## Aim
Exclude the pictures and return every line exactly as written.
"""
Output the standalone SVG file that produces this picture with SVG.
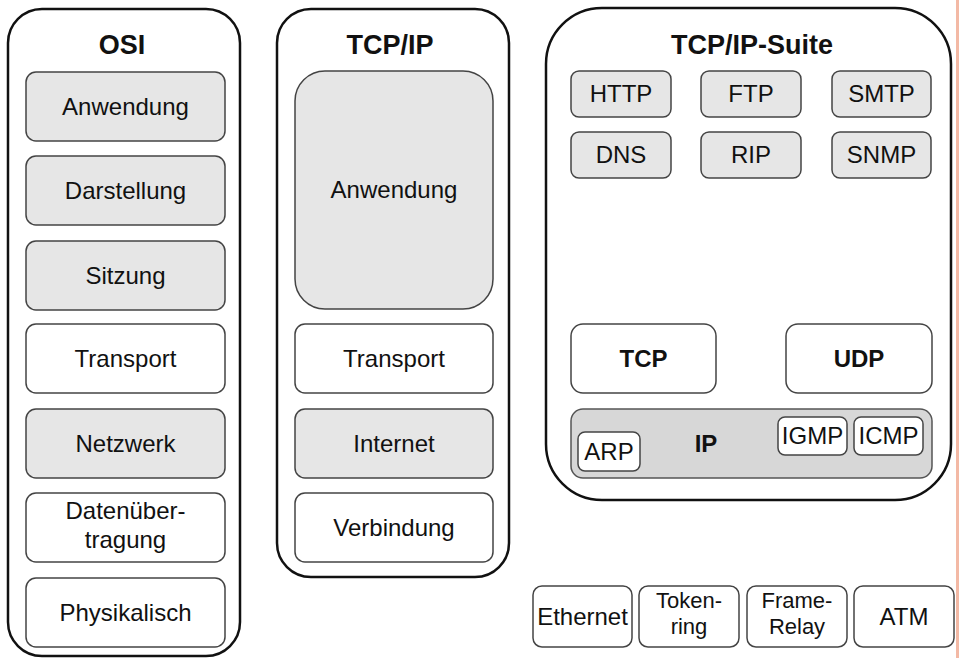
<svg xmlns="http://www.w3.org/2000/svg" width="961" height="658" viewBox="0 0 961 658">
<style>
.cont{fill:#fff;stroke:#111;stroke-width:2.5}
.box{fill:#fff;stroke:#444;stroke-width:1.5}
.gray{fill:#e6e6e6;stroke:#444;stroke-width:1.5}
.ipbar{fill:#d7d7d7;stroke:#555;stroke-width:1.5}
text{font-family:"Liberation Sans",Arial,sans-serif;fill:#111;text-anchor:middle}
.t{font-size:24px}
.s{font-size:22px}
.b{font-size:24px;font-weight:bold}
.h{font-size:27px;font-weight:bold}
</style>
<rect x="0" y="0" width="961" height="658" fill="#fff"/>
<rect x="956" y="0" width="3" height="658" fill="#f3b9a5"/>

<g id="osi">
<rect class="cont" x="8" y="9" width="232" height="647" rx="34"/>
<text class="h" x="122" y="54">OSI</text>
</g>
<g id="osi-anwendung"><rect class="gray" x="26" y="72" width="199" height="69" rx="10"/><text class="t" x="125.5" y="115">Anwendung</text></g>
<g id="osi-darstellung"><rect class="gray" x="26" y="156" width="199" height="69" rx="10"/><text class="t" x="125.5" y="199">Darstellung</text></g>
<g id="osi-sitzung"><rect class="gray" x="26" y="241" width="199" height="69" rx="10"/><text class="t" x="125.5" y="284">Sitzung</text></g>
<g id="osi-transport"><rect class="box" x="26" y="324" width="199" height="69" rx="10"/><text class="t" x="125.5" y="367">Transport</text></g>
<g id="osi-netzwerk"><rect class="gray" x="26" y="409" width="199" height="69" rx="10"/><text class="t" x="125.5" y="452">Netzwerk</text></g>
<g id="osi-daten"><rect class="box" x="26" y="493" width="199" height="69" rx="10"/><text class="t" x="125.5" y="519">Datenüber-</text><text class="t" x="125.5" y="548">tragung</text></g>
<g id="osi-phys"><rect class="box" x="26" y="578" width="199" height="69" rx="10"/><text class="t" x="125.5" y="621">Physikalisch</text></g>

<g id="tcpip">
<rect class="cont" x="277" y="9" width="232" height="568" rx="34"/>
<text class="h" x="390" y="54">TCP/IP</text>
</g>
<g id="tcpip-anwendung"><rect class="gray" x="295" y="71" width="198" height="238" rx="30"/><text class="t" x="394" y="198">Anwendung</text></g>
<g id="tcpip-transport"><rect class="box" x="295" y="324" width="198" height="69" rx="10"/><text class="t" x="394" y="367">Transport</text></g>
<g id="tcpip-internet"><rect class="gray" x="295" y="409" width="198" height="69" rx="10"/><text class="t" x="394" y="452">Internet</text></g>
<g id="tcpip-verbindung"><rect class="box" x="295" y="493" width="198" height="69" rx="10"/><text class="t" x="394" y="536">Verbindung</text></g>

<g id="suite">
<rect class="cont" x="546" y="8" width="405" height="492" rx="56"/>
<text class="h" x="752" y="54">TCP/IP-Suite</text>
</g>
<g id="http"><rect class="gray" x="571" y="71" width="100" height="46" rx="8"/><text class="t" x="621" y="102">HTTP</text></g>
<g id="ftp"><rect class="gray" x="701" y="71" width="100" height="46" rx="8"/><text class="t" x="751" y="102">FTP</text></g>
<g id="smtp"><rect class="gray" x="832" y="71" width="99" height="46" rx="8"/><text class="t" x="881.5" y="102">SMTP</text></g>
<g id="dns"><rect class="gray" x="571" y="132" width="100" height="46" rx="8"/><text class="t" x="621" y="163">DNS</text></g>
<g id="rip"><rect class="gray" x="701" y="132" width="100" height="46" rx="8"/><text class="t" x="751" y="163">RIP</text></g>
<g id="snmp"><rect class="gray" x="832" y="132" width="99" height="46" rx="8"/><text class="t" x="881.5" y="163">SNMP</text></g>
<g id="tcp"><rect class="box" x="571" y="324" width="145" height="69" rx="12"/><text class="b" x="643.5" y="367">TCP</text></g>
<g id="udp"><rect class="box" x="786" y="324" width="146" height="69" rx="12"/><text class="b" x="859" y="367">UDP</text></g>
<g id="ip"><rect class="ipbar" x="571" y="409" width="361" height="69" rx="12"/><text class="b" x="706" y="452">IP</text></g>
<g id="arp"><rect class="box" x="578" y="432" width="62" height="39" rx="7"/><text class="t" x="609" y="460">ARP</text></g>
<g id="igmp"><rect class="box" x="778" y="417" width="69" height="38" rx="7"/><text class="t" x="812.5" y="444">IGMP</text></g>
<g id="icmp"><rect class="box" x="854" y="417" width="69" height="38" rx="7"/><text class="t" x="888.5" y="444">ICMP</text></g>

<g id="ethernet"><rect class="box" x="533" y="586" width="99" height="61" rx="9"/><text class="t" x="582.5" y="625">Ethernet</text></g>
<g id="tokenring"><rect class="box" x="639" y="586" width="100" height="61" rx="9"/><text class="s" x="689" y="608">Token-</text><text class="s" x="689" y="634">ring</text></g>
<g id="framerelay"><rect class="box" x="747" y="586" width="100" height="61" rx="9"/><text class="s" x="797" y="608">Frame-</text><text class="s" x="797" y="634">Relay</text></g>
<g id="atm"><rect class="box" x="854" y="586" width="100" height="61" rx="9"/><text class="t" x="904" y="625">ATM</text></g>

<g id="connectors"></g>
</svg>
"""
## Reply to the task
Output the standalone SVG file that produces this picture with SVG.
<svg xmlns="http://www.w3.org/2000/svg" width="961" height="658" viewBox="0 0 961 658">
<style>
.cont{fill:#fff;stroke:#111;stroke-width:2.5}
.box{fill:#fff;stroke:#444;stroke-width:1.5}
.gray{fill:#e6e6e6;stroke:#444;stroke-width:1.5}
.ipbar{fill:#d7d7d7;stroke:#555;stroke-width:1.5}
text{font-family:"Liberation Sans",Arial,sans-serif;fill:#111;text-anchor:middle}
.t{font-size:24px}
.s{font-size:22px}
.b{font-size:24px;font-weight:bold}
.h{font-size:27px;font-weight:bold}
</style>
<rect x="0" y="0" width="961" height="658" fill="#fff"/>
<rect x="956" y="0" width="3" height="658" fill="#f3b9a5"/>

<g id="osi">
<rect class="cont" x="8" y="9" width="232" height="647" rx="34"/>
<text class="h" x="122" y="54">OSI</text>
</g>
<g id="osi-anwendung"><rect class="gray" x="26" y="72" width="199" height="69" rx="10"/><text class="t" x="125.5" y="115">Anwendung</text></g>
<g id="osi-darstellung"><rect class="gray" x="26" y="156" width="199" height="69" rx="10"/><text class="t" x="125.5" y="199">Darstellung</text></g>
<g id="osi-sitzung"><rect class="gray" x="26" y="241" width="199" height="69" rx="10"/><text class="t" x="125.5" y="284">Sitzung</text></g>
<g id="osi-transport"><rect class="box" x="26" y="324" width="199" height="69" rx="10"/><text class="t" x="125.5" y="367">Transport</text></g>
<g id="osi-netzwerk"><rect class="gray" x="26" y="409" width="199" height="69" rx="10"/><text class="t" x="125.5" y="452">Netzwerk</text></g>
<g id="osi-daten"><rect class="box" x="26" y="493" width="199" height="69" rx="10"/><text class="t" x="125.5" y="519">Datenüber-</text><text class="t" x="125.5" y="548">tragung</text></g>
<g id="osi-phys"><rect class="box" x="26" y="578" width="199" height="69" rx="10"/><text class="t" x="125.5" y="621">Physikalisch</text></g>

<g id="tcpip">
<rect class="cont" x="277" y="9" width="232" height="568" rx="34"/>
<text class="h" x="390" y="54">TCP/IP</text>
</g>
<g id="tcpip-anwendung"><rect class="gray" x="295" y="71" width="198" height="238" rx="30"/><text class="t" x="394" y="198">Anwendung</text></g>
<g id="tcpip-transport"><rect class="box" x="295" y="324" width="198" height="69" rx="10"/><text class="t" x="394" y="367">Transport</text></g>
<g id="tcpip-internet"><rect class="gray" x="295" y="409" width="198" height="69" rx="10"/><text class="t" x="394" y="452">Internet</text></g>
<g id="tcpip-verbindung"><rect class="box" x="295" y="493" width="198" height="69" rx="10"/><text class="t" x="394" y="536">Verbindung</text></g>

<g id="suite">
<rect class="cont" x="546" y="8" width="405" height="492" rx="56"/>
<text class="h" x="752" y="54">TCP/IP-Suite</text>
</g>
<g id="http"><rect class="gray" x="571" y="71" width="100" height="46" rx="8"/><text class="t" x="621" y="102">HTTP</text></g>
<g id="ftp"><rect class="gray" x="701" y="71" width="100" height="46" rx="8"/><text class="t" x="751" y="102">FTP</text></g>
<g id="smtp"><rect class="gray" x="832" y="71" width="99" height="46" rx="8"/><text class="t" x="881.5" y="102">SMTP</text></g>
<g id="dns"><rect class="gray" x="571" y="132" width="100" height="46" rx="8"/><text class="t" x="621" y="163">DNS</text></g>
<g id="rip"><rect class="gray" x="701" y="132" width="100" height="46" rx="8"/><text class="t" x="751" y="163">RIP</text></g>
<g id="snmp"><rect class="gray" x="832" y="132" width="99" height="46" rx="8"/><text class="t" x="881.5" y="163">SNMP</text></g>
<g id="tcp"><rect class="box" x="571" y="324" width="145" height="69" rx="12"/><text class="b" x="643.5" y="367">TCP</text></g>
<g id="udp"><rect class="box" x="786" y="324" width="146" height="69" rx="12"/><text class="b" x="859" y="367">UDP</text></g>
<g id="ip"><rect class="ipbar" x="571" y="409" width="361" height="69" rx="12"/><text class="b" x="706" y="452">IP</text></g>
<g id="arp"><rect class="box" x="578" y="432" width="62" height="39" rx="7"/><text class="t" x="609" y="460">ARP</text></g>
<g id="igmp"><rect class="box" x="778" y="417" width="69" height="38" rx="7"/><text class="t" x="812.5" y="444">IGMP</text></g>
<g id="icmp"><rect class="box" x="854" y="417" width="69" height="38" rx="7"/><text class="t" x="888.5" y="444">ICMP</text></g>

<g id="ethernet"><rect class="box" x="533" y="586" width="99" height="61" rx="9"/><text class="t" x="582.5" y="625">Ethernet</text></g>
<g id="tokenring"><rect class="box" x="639" y="586" width="100" height="61" rx="9"/><text class="s" x="689" y="608">Token-</text><text class="s" x="689" y="634">ring</text></g>
<g id="framerelay"><rect class="box" x="747" y="586" width="100" height="61" rx="9"/><text class="s" x="797" y="608">Frame-</text><text class="s" x="797" y="634">Relay</text></g>
<g id="atm"><rect class="box" x="854" y="586" width="100" height="61" rx="9"/><text class="t" x="904" y="625">ATM</text></g>

<g id="connectors"></g>
</svg>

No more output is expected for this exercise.